2 handed overhead vs spey

Discussion in 'Spey Clave' started by skirkpat, May 21, 2007.

  1. Hi all,

    I've been flyfishing for about 35 years now and I've never ventured into the 2 handed rod world, but now I'm thinking I might like to give it a try. But, I'm confused (fairly normal state for me lately). Can someone please give me guidance as to what exactly is the difference between a 2 handed rod that is meant for casting overhead and a traditional spey rod? Can you tell one from the other by looking at them? Is there really a difference in the rod, or is the difference just in the casting technique? I am interested in using a 2 handed overhead rod for salt (surf and calmer waters). Right now, I'm not that interested in a spey rod for river fishing. What should I look for in an overhead rod? Any make/model of 2 handed overhead rods that you have found to be particularly good (or not so good)? I would be targeting mostly salmon in the salt, but I would like to acquire a rod that gives me room for other salt species as well.

    It seems that most manufacturers use the terms 2-handed and spey to mean the same thing.

    Any help would be greatly appreciated.

    Thanks - SJK
     
  2. In general, you will want a faster rod for overheading. Sometimes this is called "european" or "scandinavian" action as opposed to "traditional" action, which is slower and better suited for long line, or skagit type river casting.

    I don't have much experience with overheading spey rods, but I know that most folks use a shooting head type system, with a medium short head (35-45') attached to or intergrated with thinner, slicker running line. Check out the speypages.com forum- lots of good info on there.

    There are a number of rods out there that are specifically designed for overhead beach casting and there also seem to be a fiar number that can do double duty pretty well, so you will have plenty to chose from, at all kinds of prices- let us know how it goes.

    Eric
     
  3. Basically the term Speyrod is a North American term for a rod for a Salmon rod of Europe and Scotland.
    The American Traditional Speyrod can be overhead very easily you just slow down like you would with Full flex slower action rod.

    For surf casting and overhead I would recommend a Faster Action type rod such as a European or Scandinavian in a length from 11 to 13 ft. depending on how far you are casting and size of fish.

    Most people will use a shooting head system any where from two to three rod lengths depending on their casting stroke and technique in over head casting.

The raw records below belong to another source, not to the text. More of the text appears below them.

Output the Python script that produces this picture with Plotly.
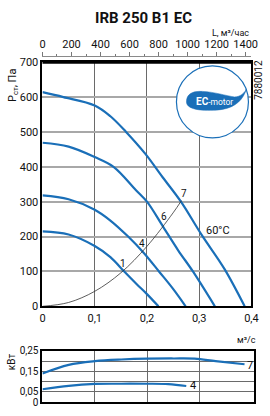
import plotly.graph_objects as go

W, H = 270, 416

# ---- data: pressure curves (flow, m3/s ; static pressure, Pa)
q1 = [0, 0.05, 0.1, 0.13, 0.157, 0.18, 0.2, 0.222]
p1 = [215, 206, 173, 141, 99, 64, 35, 0]
q4 = [0, 0.05, 0.1, 0.13, 0.164, 0.194, 0.223, 0.25, 0.274]
p4 = [318, 307, 277, 246, 200, 153, 100, 50, 0]
q6 = [0, 0.05, 0.1, 0.136, 0.179, 0.2, 0.231, 0.26, 0.288, 0.33]
p6 = [469, 458, 428, 400, 333, 300, 228, 160, 100, 0]
q7 = [0, 0.04, 0.1, 0.13, 0.16, 0.197, 0.23, 0.265, 0.305, 0.348, 0.387]
p7 = [614, 600, 576, 545, 500, 437, 370, 300, 204, 108, 0]
# network (system) curve
qs = [0, 0.05, 0.1, 0.15, 0.2, 0.25, 0.266]
ps = [0, 11, 43, 96, 172, 268, 303]

# ---- data: power curves (flow, m3/s ; kW)
qw7 = [0, 0.05, 0.1, 0.15, 0.2, 0.25, 0.29, 0.33, 0.385]
w7 = [0.14, 0.182, 0.2, 0.208, 0.212, 0.213, 0.212, 0.2, 0.185]
qw4 = [0, 0.05, 0.1, 0.15, 0.2, 0.24, 0.274]
w4 = [0.063, 0.08, 0.089, 0.09, 0.09, 0.088, 0.079]

x_ticks = [0, 0.1, 0.2, 0.3, 0.4]
x_ticktext = ["0", "0,1", "0,2", "0,3", "0,4"]
top_ticks = [0, 200, 400, 600, 800, 1000, 1200, 1400]
kw_ticks = [0, 0.05, 0.1, 0.15, 0.2, 0.25]
kw_ticktext = ["0", "0,05", "", "0,15", "", "0,25"]

BLUE = "#1a6fb8"
FONT = "Roboto"

def px_x(p):
    return p / W

def px_y(p):
    return 1 - p / H

fig = go.Figure()

for q, p in [(q1, p1), (q4, p4), (q6, p6), (q7, p7)]:
    fig.add_trace(go.Scatter(x=q, y=p, mode="lines", line=dict(color=BLUE, width=2.2, shape="spline"),
                             xaxis="x", yaxis="y", showlegend=False, hoverinfo="skip"))
fig.add_trace(go.Scatter(x=qs, y=ps, mode="lines", line=dict(color="#333333", width=0.8, shape="spline"),
                         xaxis="x", yaxis="y", showlegend=False, hoverinfo="skip"))
# invisible trace for top axis
fig.add_trace(go.Scatter(x=[0, 1440], y=[None, None], mode="lines", xaxis="x2", yaxis="y",
                         showlegend=False, hoverinfo="skip"))
for q, w in [(qw7, w7), (qw4, w4)]:
    fig.add_trace(go.Scatter(x=q, y=w, mode="lines", line=dict(color=BLUE, width=2.2, shape="spline"),
                             xaxis="x3", yaxis="y3", showlegend=False, hoverinfo="skip"))

main_x = [px_x(41), px_x(258)]
low_x = [px_x(41), px_x(261)]
main_y = [px_y(310), px_y(58)]
low_y = [px_y(409), px_y(356)]

tickfont = dict(family=FONT, size=11, color="#111")
tickfont_low = dict(family=FONT, size=10, color="#111")

fig.update_layout(
    width=W, height=H, margin=dict(l=0, r=0, t=0, b=0),
    paper_bgcolor="white", plot_bgcolor="white",
    font=dict(family=FONT, color="#111"),
    xaxis=dict(domain=main_x, range=[0, 0.4], anchor="y", tickvals=x_ticks, ticktext=x_ticktext,
               showgrid=True, gridcolor="#6a6a6a", gridwidth=1, zeroline=False,
               showline=True, linecolor="black", linewidth=2, mirror=True, ticks="",
               tickfont=tickfont, fixedrange=True),
    yaxis=dict(domain=main_y, range=[0, 700], dtick=100, anchor="x",
               showgrid=True, gridcolor="#a8a8a8", gridwidth=1.5, zeroline=False,
               showline=True, linecolor="black", linewidth=2, mirror=True, ticks="",
               tickfont=tickfont, fixedrange=True),
    xaxis2=dict(domain=main_x, range=[0, 1440], overlaying="x", side="top", anchor="free",
                position=px_y(52), tickvals=top_ticks, ticks="outside", ticklen=4, tickcolor="#777",
                showline=True, linecolor="#8a8a8a", linewidth=1, showgrid=False, zeroline=False,
                minor=dict(dtick=100, ticks="outside", ticklen=2, tickcolor="#777"),
                tickfont=tickfont, fixedrange=True),
    xaxis3=dict(domain=low_x, range=[0, 0.4037], anchor="y3", tickvals=[0.1, 0.2, 0.3],
                showticklabels=False, showgrid=True, gridcolor="#6a6a6a", gridwidth=1, zeroline=False,
                showline=True, linecolor="black", linewidth=2, mirror=True, ticks="", fixedrange=True),
    yaxis3=dict(domain=low_y, range=[0, 0.25], anchor="x3", tickvals=kw_ticks, ticktext=kw_ticktext,
                showgrid=True, gridcolor="#6a6a6a", gridwidth=1, zeroline=False,
                showline=True, linecolor="black", linewidth=2, mirror=True, ticks="",
                tickfont=tickfont_low, fixedrange=True),
)

# thicker top border of main plot
fig.add_shape(type="line", xref="paper", yref="paper", x0=main_x[0], x1=main_x[1],
              y0=main_y[1], y1=main_y[1], line=dict(color="black", width=3), layer="above")

# EC-motor logo
cx, cy = px_x(217.5), px_y(99)
fig.add_shape(type="circle", xref="paper", yref="paper", xsizemode="pixel", ysizemode="pixel",
              xanchor=cx, yanchor=cy, x0=-36, x1=36, y0=-36, y1=36,
              line=dict(color=BLUE, width=1.2), fillcolor="white", layer="above")
fig.add_shape(type="path", xref="paper", yref="paper", xsizemode="pixel", ysizemode="pixel",
              xanchor=cx, yanchor=cy,
              path="M -26,0 C -26,8 -20,11 -10,10.5 C 2,10 14,6 22,5 C 28,5 32,9 34,13 "
                   "C 31,3 24,-5 10,-7.5 C -5,-9.5 -26,-9 -26,0 Z",
              line=dict(color=BLUE, width=0.5), fillcolor=BLUE, layer="above")

ann = []
def A(text, x, y, size=11, **kw):
    d = dict(text=text, xref="paper", yref="paper", x=px_x(x), y=px_y(y), showarrow=False,
             xanchor="center", yanchor="middle",
             font=dict(family=FONT, size=size, color=kw.pop("color", "#111")))
    d.update(kw)
    ann.append(d)

A("<b>IRB 250 B1 EC</b>", 146, 12, size=15)
A("L, м³/час", 258, 28, size=9, xanchor="right")
A("P<sub>ст</sub>, Па", 11, 82, size=11, textangle=-90)
A("7880012", 265, 76, size=10, textangle=-90)
A("<b><span style='font-size:10px'>EC</span></b>-motor", 220, 98.5, size=8.5, color="white")
A("60°C", 223, 232, size=11)
A("1", 125, 266, size=10)
A("4", 144, 245, size=10)
A("6", 167.5, 217, size=10)
A("7", 187.5, 194, size=10)
A("м³/с", 253, 345, size=9)
A("кВт", 9, 367, size=10, textangle=-90)
A("7", 257, 371, size=11)
A("4", 197, 392, size=11)
fig.update_layout(annotations=ann)

fig.write_html("out.html")
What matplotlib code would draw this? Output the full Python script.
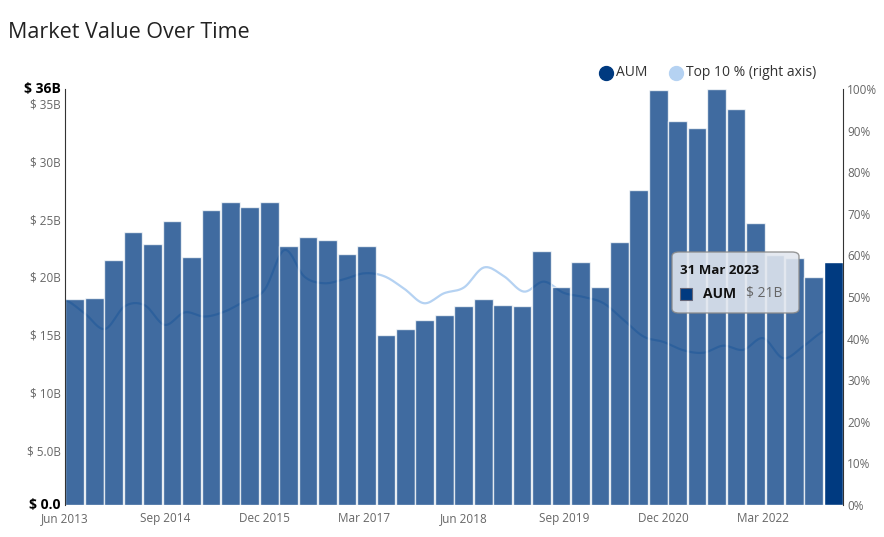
import numpy as np
import matplotlib
matplotlib.use('Agg')
import matplotlib.pyplot as plt
import matplotlib.transforms as mtrans
from matplotlib.patches import FancyBboxPatch, Rectangle
from matplotlib.lines import Line2D

plt.rcParams['font.family'] = ['Open Sans', 'DejaVu Sans']

# quarterly AUM ($B), Jun 2013 .. Mar 2023
aum = [17.8, 17.9, 21.2, 23.6, 22.6, 24.6, 21.5, 25.5, 26.2, 25.8,
       26.2, 22.4, 23.2, 22.9, 21.7, 22.4, 14.7, 15.2, 16.0, 16.4,
       17.2, 17.8, 17.3, 17.2, 22.0, 18.9, 21.0, 18.9, 22.8, 27.3,
       35.9, 33.2, 32.6, 36.0, 34.3, 24.4, 21.6, 21.4, 19.7, 21.0]
# share of top 10 holdings (%), right axis
top10 = [49.3, 46.0, 42.3, 47.8, 48.0, 43.3, 46.3, 45.3, 46.5, 49.0,
         51.7, 61.3, 54.9, 53.3, 54.3, 55.7, 55.0, 52.0, 48.5, 50.9,
         52.3, 57.1, 55.0, 51.3, 53.7, 51.0, 50.0, 48.5, 44.5, 40.5,
         39.2, 37.2, 36.6, 38.3, 37.3, 40.1, 35.3, 38.1, 41.7, 42.9]
tick_labels = ['Jun 2013', 'Sep 2014', 'Dec 2015', 'Mar 2017',
               'Jun 2018', 'Sep 2019', 'Dec 2020', 'Mar 2022']
left_ticks = [5, 10, 15, 20, 25, 30, 35]

bar_col = '#003a80'
line_col = '#b5d2f2'
grey = '#666666'

fig = plt.figure(figsize=(8.84, 5.37), dpi=100)
W, H = 884, 537
ax = fig.add_axes([65 / W, (H - 505) / H, (843 - 65) / W, (505 - 89) / H])
ax2 = ax.twinx()

n = len(aum)
span = n - 1  # datetime axis runs from first to last point
# right axis line (drawn behind bars)
xs = np.arange(n, dtype=float)
ys = np.array(top10, dtype=float)
# catmull-rom smoothing for spline look
p = np.concatenate([[ys[0]], ys, [ys[-1]]])
px = np.concatenate([[xs[0] - 1], xs, [xs[-1] + 1]])
sx, sy = [], []
t = np.linspace(0, 1, 12, endpoint=False)
for i in range(1, len(p) - 2):
    p0, p1, p2, p3 = p[i - 1], p[i], p[i + 1], p[i + 2]
    yy = 0.5 * ((2 * p1) + (-p0 + p2) * t + (2 * p0 - 5 * p1 + 4 * p2 - p3) * t ** 2
                + (-p0 + 3 * p1 - 3 * p2 + p3) * t ** 3)
    sx.extend(px[i] + t)
    sy.extend(yy)
sx.append(xs[-1]); sy.append(ys[-1])
ax2.plot(sx, sy, color=line_col, lw=1.6, zorder=1)
ax2.set_ylim(0, 100)

# bars are laid out categorically across the plot width
pitch = span / n
centers = (np.arange(n) + 0.5) * pitch
ax.set_zorder(ax2.get_zorder() + 1)
ax.patch.set_visible(False)
for i, v in enumerate(aum):
    last = i == n - 1
    ax.bar(centers[i], v, width=pitch * 0.96, color=bar_col,
           alpha=1.0 if last else 0.75, edgecolor='white', linewidth=1.0, zorder=2)

ax.set_xlim(0, span)
ax.set_ylim(0, 36)
ax.set_xticks(np.arange(0, 36, 5))
ax.set_xticklabels(tick_labels, fontsize=8.5, color=grey)
ax.tick_params(axis='x', length=0, pad=5)

ax.set_yticks([0] + left_ticks + [36])
ylabels = ['$ 0.0'] + ['$ 5.0B'] + ['$ %dB' % v for v in left_ticks[1:]] + ['$ 36B']
ax.set_yticklabels(ylabels, fontsize=8.5, color=grey)
ax.tick_params(axis='y', length=0, pad=3)
down = mtrans.ScaledTranslation(0, -3 / 100, fig.dpi_scale_trans)
up = mtrans.ScaledTranslation(0, 1 / 100, fig.dpi_scale_trans)
ylbls = ax.get_yticklabels()
for lbl in ylbls[1:-1]:
    lbl.set_transform(lbl.get_transform() + down)
for lbl in (ylbls[0], ylbls[-1]):
    lbl.set_fontweight('bold')
    lbl.set_color('black')
    lbl.set_fontsize(10)
    lbl.set_transform(lbl.get_transform() + up)

ax2.set_yticks(np.arange(0, 101, 10))
ax2.set_yticklabels(['%d%%' % v for v in range(0, 101, 10)], fontsize=8.5, color=grey)
ax2.tick_params(axis='y', length=0, pad=3)

for a in (ax, ax2):
    for s in ('top', 'bottom'):
        a.spines[s].set_visible(False)
ax.spines['right'].set_visible(False)
ax2.spines['left'].set_visible(False)
ax.spines['left'].set_color('#333333')
ax2.spines['right'].set_color('#333333')

# title
fig.text(8 / W, 1 - 33 / H, 'Market Value Over Time', fontsize=15.5, color='#222222',
         va='center', ha='left')

# legend
ly = 1 - 73 / H
fig.add_artist(Line2D([606 / W], [ly], marker='o', ms=10, color=bar_col, lw=0,
                      transform=fig.transFigure))
fig.text(616 / W, ly, 'AUM', fontsize=10, color='#333333', va='center')
fig.add_artist(Line2D([676 / W], [ly], marker='o', ms=10, color=line_col, lw=0,
                      transform=fig.transFigure))
fig.text(686 / W, ly, 'Top 10 % (right axis)', fontsize=10, color='#333333', va='center')

# tooltip for last point
tip = FancyBboxPatch((672 / W, 1 - 313 / H), 127 / W, 61 / H,
                     boxstyle='round,pad=0,rounding_size=0.008', transform=fig.transFigure,
                     facecolor='#e2e7ef', edgecolor='#8a8a8a', linewidth=1.0, alpha=0.88,
                     zorder=10)
fig.patches.append(tip)
fig.text(680 / W, 1 - 270 / H, '31 Mar 2023', fontsize=9.5, fontweight='bold', color='#111111',
         va='center', zorder=11)
fig.patches.append(Rectangle((680 / W, 1 - 300 / H), 12 / W, 12 / H, transform=fig.transFigure,
                             facecolor=bar_col, edgecolor='#667', lw=0.8, zorder=11))
fig.text(703 / W, 1 - 294 / H, 'AUM', fontsize=10, fontweight='bold', color='#111111',
         va='center', zorder=11)
fig.text(746 / W, 1 - 294 / H, '$ %dB' % round(aum[-1]), fontsize=10, color=grey,
         va='center', zorder=11)

fig.savefig('out.png', dpi=100)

    There is some debate whether a Speyrod can be used of overhead work and visa versa. As far as I am concerned once you master the overhead and the Spey cast there little difference except the Traditional full flexing rod is more for the experienced caster and will require more effort to obtain the same distance.

    Rajeff Sports offer a very reasonable Scandinavia rod with two tips and it has been my experience that you can over cast like pro with second tip lends it self very well to Speycasting. Tim has put a lot of work into this combination rod.

    My $.02 worth
     
  4. Herl & Speybum,

    Thanks for your help. My next step is to go try out a few rods and see where that takes me. Thanks again. - SJK
     
  5. Generally, a rod being overhead cast does not require as many grains in the line to load it as in Spey casting. This is because the whole line, being airborne, is contributing to the load.

    On the other hand, Spey casting will require one or more line sizes heavier to load the rod. The different styles, Scandinavian, long belly, Skagit will all have their own preferences. Most rods are capable of casting quite a large variation of grain weights. You just have to adjust the casting stroke to match the rod and line.
     
  6. Would it be true to say that one big difference between spey and overhead is that with spey you anchor the fly and in two handed you don't?
     
  7. If you are looking for a rod for salt or calmer waters. I would suggest that you get a switch rod.
    sage, beulah and meiser make great rods. I would also look at the cnd oceana series. The oceana series are made for fishing in thew surf.
     
  8. Don't even waste your time. Go and learn to cast at the AATF Sundays before you buy anything. Then you can play with everything and find the rod that is right for you. All this conversation is great but you need to learn to cast and get a cast before you buy the rod for the cast...
     
  9. Aaron (speybum) nailed it, and in my opinion, he provided much wisdom in his post to those thinking about getting a 2-hander for overhead casting.